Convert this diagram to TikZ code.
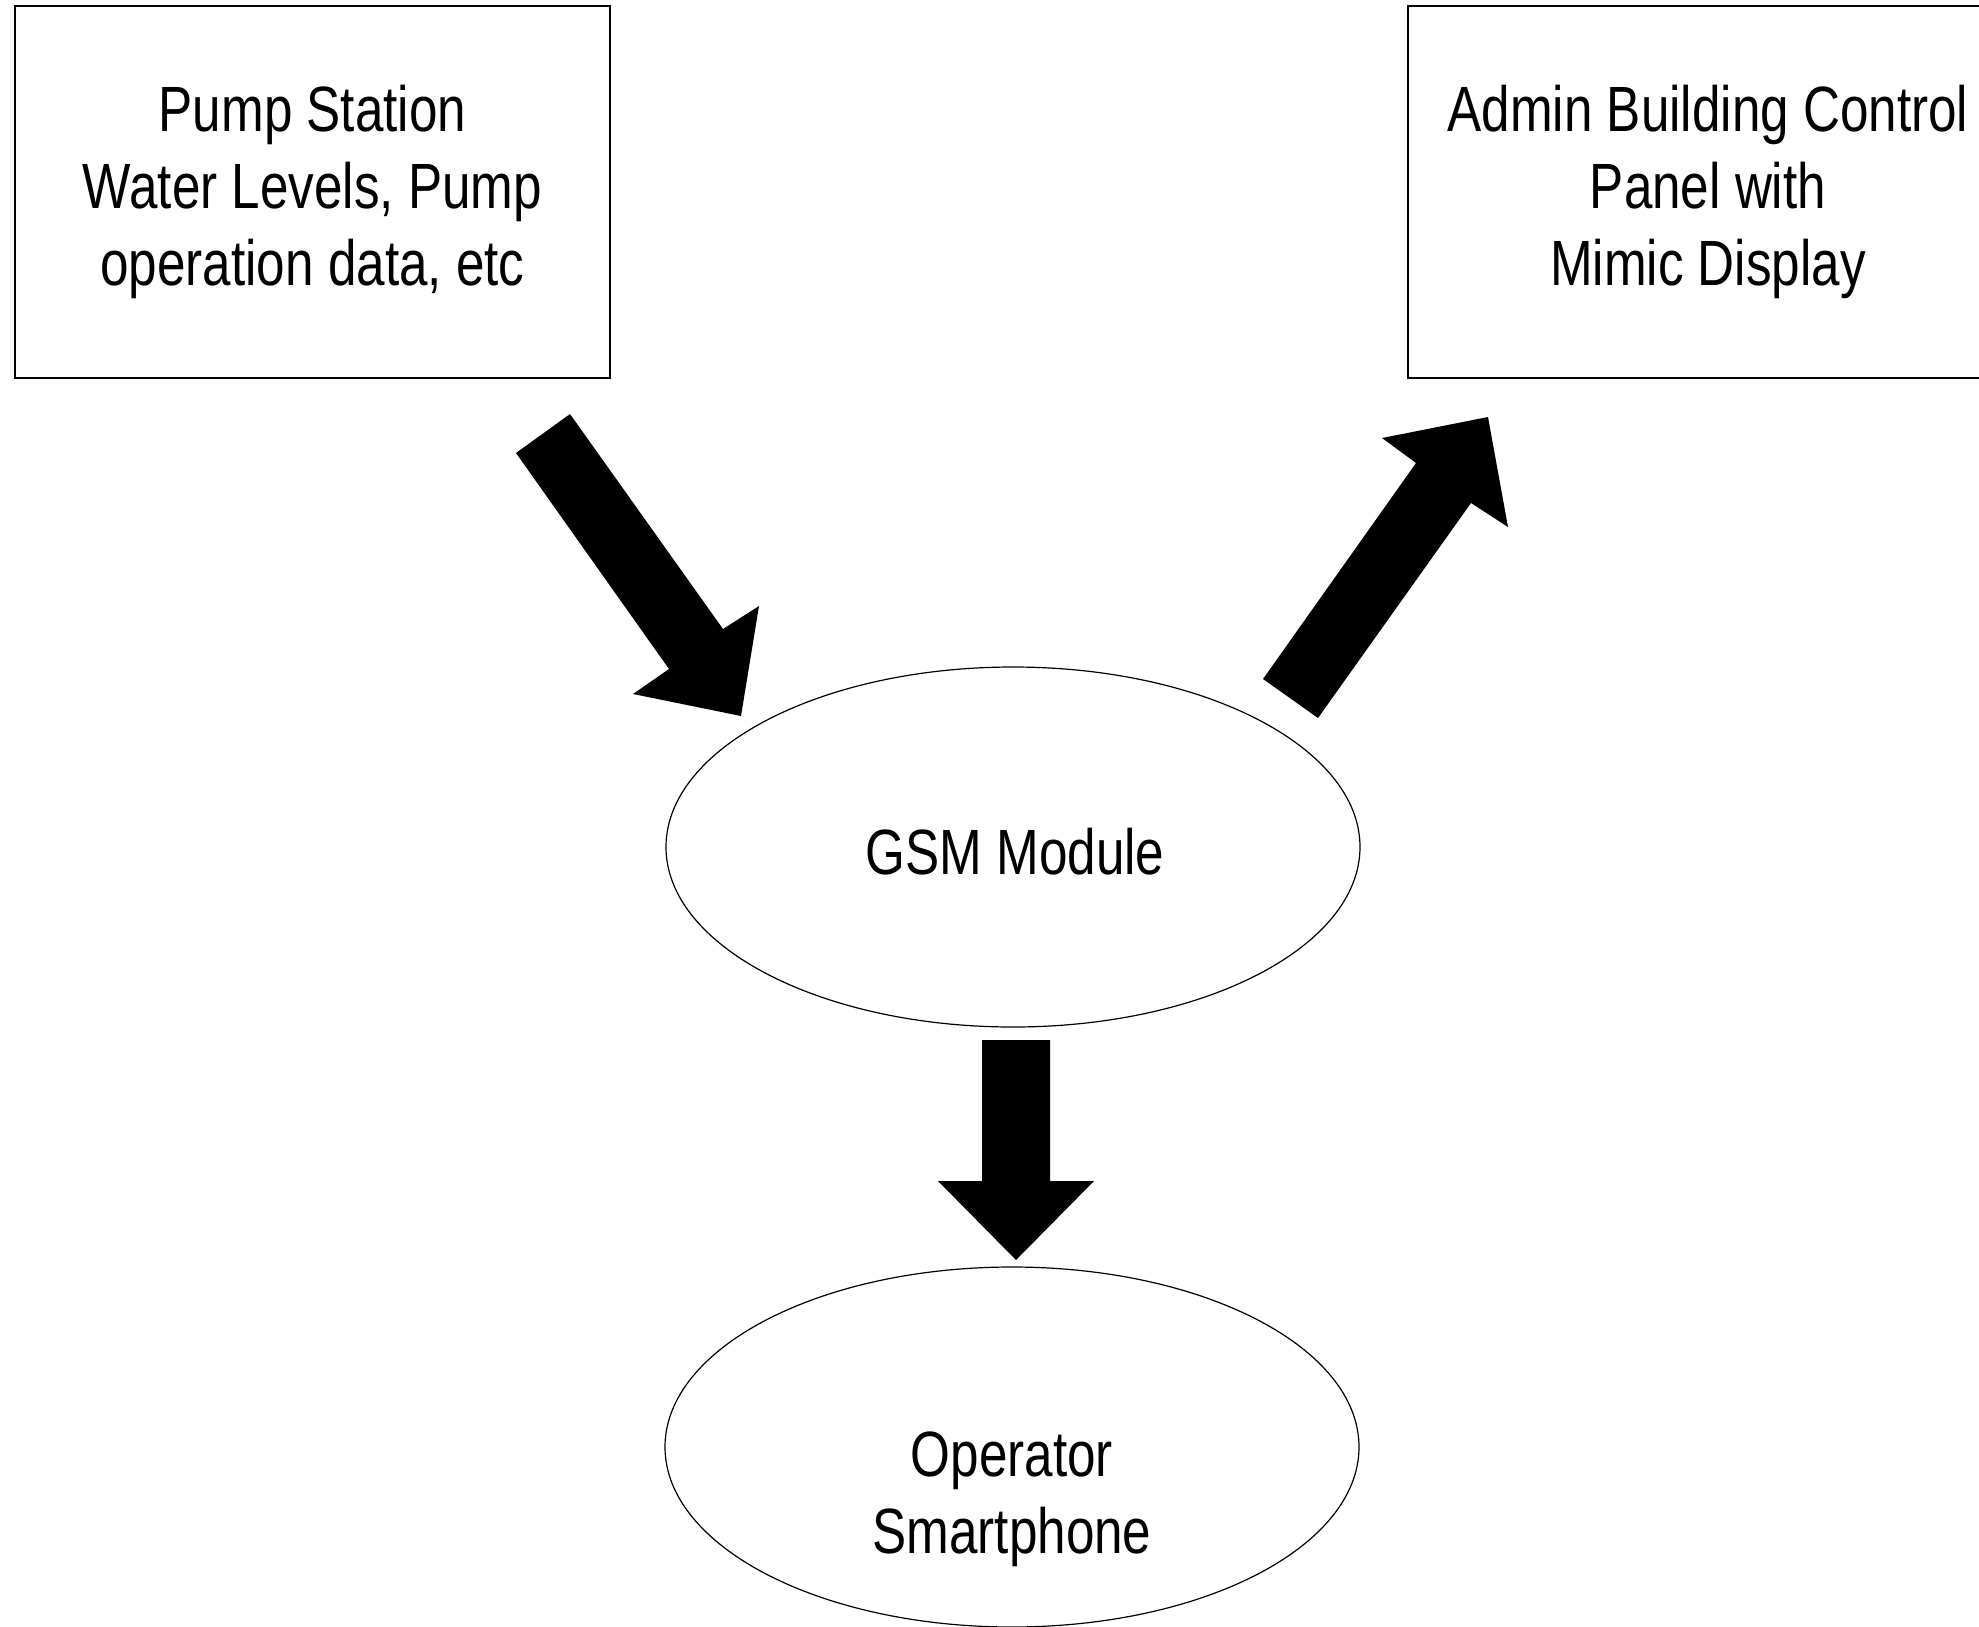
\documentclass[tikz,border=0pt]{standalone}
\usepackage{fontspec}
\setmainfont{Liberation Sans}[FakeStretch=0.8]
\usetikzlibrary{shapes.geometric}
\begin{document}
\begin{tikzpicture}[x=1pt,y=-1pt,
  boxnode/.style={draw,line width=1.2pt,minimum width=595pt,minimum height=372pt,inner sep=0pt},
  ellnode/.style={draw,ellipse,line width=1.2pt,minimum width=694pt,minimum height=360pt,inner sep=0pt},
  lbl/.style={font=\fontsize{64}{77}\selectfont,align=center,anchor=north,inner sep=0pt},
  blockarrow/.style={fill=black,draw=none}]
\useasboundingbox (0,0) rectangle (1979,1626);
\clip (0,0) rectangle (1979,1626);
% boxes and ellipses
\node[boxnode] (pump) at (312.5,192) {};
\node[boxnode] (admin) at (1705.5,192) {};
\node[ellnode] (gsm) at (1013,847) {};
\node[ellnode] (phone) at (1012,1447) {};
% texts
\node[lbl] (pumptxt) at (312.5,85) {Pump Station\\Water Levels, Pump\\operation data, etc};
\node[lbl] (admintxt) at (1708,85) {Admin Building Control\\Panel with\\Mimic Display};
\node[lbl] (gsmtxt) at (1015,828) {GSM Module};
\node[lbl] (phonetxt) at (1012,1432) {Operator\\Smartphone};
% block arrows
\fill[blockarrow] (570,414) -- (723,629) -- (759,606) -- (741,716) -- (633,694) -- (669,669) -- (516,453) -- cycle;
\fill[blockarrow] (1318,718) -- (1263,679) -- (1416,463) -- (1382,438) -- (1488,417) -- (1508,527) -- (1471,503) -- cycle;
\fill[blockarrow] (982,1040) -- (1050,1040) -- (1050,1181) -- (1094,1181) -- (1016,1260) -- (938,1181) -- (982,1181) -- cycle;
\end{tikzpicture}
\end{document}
+--
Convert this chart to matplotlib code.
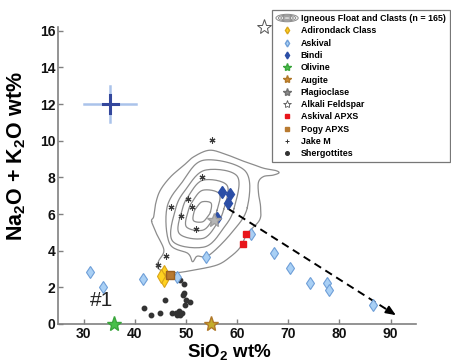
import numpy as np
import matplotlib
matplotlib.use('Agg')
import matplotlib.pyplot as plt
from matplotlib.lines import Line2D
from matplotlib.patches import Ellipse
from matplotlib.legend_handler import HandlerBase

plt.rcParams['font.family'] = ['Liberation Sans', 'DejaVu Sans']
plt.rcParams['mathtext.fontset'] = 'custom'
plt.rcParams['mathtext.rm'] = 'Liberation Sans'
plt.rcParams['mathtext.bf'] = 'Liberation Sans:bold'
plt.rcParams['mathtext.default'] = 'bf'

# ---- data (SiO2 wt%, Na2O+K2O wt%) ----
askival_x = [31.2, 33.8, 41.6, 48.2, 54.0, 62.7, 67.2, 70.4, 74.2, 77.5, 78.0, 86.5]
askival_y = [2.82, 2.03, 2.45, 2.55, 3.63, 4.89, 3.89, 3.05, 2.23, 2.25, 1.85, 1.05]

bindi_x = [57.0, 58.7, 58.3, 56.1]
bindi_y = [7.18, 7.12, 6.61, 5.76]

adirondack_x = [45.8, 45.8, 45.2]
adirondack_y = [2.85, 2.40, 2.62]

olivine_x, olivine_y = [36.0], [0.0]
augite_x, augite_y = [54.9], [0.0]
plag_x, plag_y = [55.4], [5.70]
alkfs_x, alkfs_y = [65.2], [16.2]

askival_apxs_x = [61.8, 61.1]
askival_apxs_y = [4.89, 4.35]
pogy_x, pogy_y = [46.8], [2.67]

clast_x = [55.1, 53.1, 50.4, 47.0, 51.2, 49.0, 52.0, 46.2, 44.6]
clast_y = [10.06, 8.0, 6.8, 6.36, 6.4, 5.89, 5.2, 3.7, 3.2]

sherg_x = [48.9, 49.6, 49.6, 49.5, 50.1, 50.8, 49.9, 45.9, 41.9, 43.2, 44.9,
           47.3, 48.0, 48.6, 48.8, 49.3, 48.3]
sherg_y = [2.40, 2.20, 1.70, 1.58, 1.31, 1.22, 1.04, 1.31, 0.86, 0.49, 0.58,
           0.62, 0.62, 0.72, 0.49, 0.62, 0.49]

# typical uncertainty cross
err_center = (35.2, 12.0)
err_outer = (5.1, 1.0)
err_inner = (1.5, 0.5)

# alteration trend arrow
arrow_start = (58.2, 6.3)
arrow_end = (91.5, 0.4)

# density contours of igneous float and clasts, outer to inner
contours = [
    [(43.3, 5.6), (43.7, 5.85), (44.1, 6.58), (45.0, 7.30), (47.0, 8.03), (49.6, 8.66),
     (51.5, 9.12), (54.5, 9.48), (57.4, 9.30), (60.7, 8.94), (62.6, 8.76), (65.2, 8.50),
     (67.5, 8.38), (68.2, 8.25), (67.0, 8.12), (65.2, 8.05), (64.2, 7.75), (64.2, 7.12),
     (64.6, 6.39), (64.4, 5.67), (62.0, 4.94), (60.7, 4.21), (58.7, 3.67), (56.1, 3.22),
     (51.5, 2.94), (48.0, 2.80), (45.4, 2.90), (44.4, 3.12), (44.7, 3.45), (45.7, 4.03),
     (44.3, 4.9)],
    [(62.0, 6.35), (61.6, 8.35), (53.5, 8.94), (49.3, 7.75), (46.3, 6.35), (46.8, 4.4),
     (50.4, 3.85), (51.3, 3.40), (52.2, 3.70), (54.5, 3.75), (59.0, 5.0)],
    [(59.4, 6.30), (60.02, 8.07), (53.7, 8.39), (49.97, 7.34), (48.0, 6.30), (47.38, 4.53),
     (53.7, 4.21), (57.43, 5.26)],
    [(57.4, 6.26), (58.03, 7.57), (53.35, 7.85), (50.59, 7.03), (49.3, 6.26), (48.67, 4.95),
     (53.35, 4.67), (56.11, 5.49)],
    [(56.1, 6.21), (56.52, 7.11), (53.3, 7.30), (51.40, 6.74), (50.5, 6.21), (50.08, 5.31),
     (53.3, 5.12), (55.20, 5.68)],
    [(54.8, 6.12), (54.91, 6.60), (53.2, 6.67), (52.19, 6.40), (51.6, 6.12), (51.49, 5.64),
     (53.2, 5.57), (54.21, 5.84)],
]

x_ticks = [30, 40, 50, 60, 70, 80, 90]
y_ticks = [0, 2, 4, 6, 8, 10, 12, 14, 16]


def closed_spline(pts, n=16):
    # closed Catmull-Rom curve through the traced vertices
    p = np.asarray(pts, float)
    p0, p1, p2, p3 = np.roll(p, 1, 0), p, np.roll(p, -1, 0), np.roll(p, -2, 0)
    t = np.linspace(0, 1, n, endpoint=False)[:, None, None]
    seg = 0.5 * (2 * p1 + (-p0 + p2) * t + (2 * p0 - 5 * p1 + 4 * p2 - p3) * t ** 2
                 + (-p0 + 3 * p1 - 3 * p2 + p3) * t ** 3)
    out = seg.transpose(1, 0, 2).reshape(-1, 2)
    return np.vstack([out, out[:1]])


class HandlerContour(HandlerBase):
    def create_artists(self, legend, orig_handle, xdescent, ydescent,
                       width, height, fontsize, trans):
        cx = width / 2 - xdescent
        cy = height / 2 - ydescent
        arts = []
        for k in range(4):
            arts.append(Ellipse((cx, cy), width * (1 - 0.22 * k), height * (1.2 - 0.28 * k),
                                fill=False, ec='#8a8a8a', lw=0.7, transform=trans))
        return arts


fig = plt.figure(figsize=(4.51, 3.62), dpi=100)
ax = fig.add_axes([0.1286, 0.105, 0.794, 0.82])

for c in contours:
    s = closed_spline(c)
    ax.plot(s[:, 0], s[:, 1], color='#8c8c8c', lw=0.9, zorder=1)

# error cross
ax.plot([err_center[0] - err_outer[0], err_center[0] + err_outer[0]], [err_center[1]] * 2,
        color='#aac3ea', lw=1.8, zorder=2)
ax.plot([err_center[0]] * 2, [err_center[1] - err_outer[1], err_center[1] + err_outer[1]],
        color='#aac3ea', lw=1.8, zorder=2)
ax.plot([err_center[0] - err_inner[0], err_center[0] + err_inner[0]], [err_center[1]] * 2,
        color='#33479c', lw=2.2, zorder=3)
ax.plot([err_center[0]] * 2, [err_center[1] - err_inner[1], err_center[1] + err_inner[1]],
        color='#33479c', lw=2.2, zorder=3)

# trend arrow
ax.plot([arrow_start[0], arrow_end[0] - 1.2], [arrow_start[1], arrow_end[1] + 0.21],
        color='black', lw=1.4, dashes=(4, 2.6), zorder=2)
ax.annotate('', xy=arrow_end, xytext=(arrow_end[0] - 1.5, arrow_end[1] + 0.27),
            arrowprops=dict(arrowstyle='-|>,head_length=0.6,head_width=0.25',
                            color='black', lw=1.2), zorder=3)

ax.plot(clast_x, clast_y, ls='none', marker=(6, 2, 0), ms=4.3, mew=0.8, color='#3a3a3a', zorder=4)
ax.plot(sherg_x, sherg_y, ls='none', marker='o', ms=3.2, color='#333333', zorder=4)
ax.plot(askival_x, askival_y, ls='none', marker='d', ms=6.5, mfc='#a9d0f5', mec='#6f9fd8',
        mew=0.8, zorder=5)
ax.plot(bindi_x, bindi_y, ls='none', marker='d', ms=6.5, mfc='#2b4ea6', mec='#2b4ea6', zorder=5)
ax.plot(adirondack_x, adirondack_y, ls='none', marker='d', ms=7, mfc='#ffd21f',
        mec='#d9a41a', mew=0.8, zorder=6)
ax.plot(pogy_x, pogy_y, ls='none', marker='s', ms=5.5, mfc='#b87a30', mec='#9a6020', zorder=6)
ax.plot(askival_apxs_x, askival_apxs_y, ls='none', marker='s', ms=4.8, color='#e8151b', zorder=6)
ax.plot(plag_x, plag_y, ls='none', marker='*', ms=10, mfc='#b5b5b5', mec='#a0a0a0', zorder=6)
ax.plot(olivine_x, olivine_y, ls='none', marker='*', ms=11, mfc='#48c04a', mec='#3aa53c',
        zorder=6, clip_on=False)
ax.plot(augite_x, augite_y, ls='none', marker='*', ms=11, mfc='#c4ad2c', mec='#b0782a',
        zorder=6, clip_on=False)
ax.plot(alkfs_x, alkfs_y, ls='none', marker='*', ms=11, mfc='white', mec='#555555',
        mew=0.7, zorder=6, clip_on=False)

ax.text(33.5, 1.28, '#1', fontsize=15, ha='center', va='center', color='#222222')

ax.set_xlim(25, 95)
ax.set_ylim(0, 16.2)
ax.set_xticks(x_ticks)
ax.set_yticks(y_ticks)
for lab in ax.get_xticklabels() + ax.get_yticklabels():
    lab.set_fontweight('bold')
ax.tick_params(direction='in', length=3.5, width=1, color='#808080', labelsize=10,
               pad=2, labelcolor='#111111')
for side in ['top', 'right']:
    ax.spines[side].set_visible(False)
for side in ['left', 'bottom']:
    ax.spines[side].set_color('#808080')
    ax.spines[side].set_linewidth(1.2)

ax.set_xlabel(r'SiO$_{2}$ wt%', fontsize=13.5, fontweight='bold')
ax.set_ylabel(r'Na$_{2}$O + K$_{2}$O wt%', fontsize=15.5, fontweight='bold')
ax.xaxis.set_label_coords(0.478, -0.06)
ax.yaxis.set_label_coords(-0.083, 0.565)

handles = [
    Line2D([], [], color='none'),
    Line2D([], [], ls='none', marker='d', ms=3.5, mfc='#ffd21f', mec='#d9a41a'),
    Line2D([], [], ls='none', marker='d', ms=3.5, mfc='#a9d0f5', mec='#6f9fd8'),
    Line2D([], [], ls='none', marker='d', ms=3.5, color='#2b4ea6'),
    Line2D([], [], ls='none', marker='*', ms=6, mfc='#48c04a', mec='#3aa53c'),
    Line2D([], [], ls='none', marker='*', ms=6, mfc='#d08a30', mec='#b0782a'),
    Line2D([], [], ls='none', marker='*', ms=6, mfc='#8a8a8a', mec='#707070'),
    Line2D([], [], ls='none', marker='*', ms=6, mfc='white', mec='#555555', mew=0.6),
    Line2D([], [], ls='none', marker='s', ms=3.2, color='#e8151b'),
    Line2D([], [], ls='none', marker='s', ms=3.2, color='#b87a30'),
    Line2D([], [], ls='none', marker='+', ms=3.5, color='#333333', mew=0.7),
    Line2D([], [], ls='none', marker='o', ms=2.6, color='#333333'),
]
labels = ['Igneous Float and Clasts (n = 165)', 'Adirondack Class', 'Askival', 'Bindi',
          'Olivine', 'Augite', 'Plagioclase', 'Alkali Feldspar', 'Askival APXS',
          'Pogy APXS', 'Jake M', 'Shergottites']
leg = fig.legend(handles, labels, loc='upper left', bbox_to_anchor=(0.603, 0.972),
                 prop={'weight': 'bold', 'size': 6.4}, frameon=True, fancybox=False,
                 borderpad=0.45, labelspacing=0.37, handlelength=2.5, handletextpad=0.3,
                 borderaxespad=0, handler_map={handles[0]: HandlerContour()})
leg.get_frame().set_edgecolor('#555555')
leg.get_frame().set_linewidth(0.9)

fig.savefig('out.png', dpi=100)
+--
**Challenge:**
Copy out every line of the listing that contains the string "matplotlib".

**Solution to the problem:**
Convert this chart to matplotlib code.
import matplotlib
matplotlib.use('Agg')
import matplotlib.pyplot as plt
from matplotlib.lines import Line2D
from matplotlib.patches import Ellipse
from matplotlib.legend_handler import HandlerBase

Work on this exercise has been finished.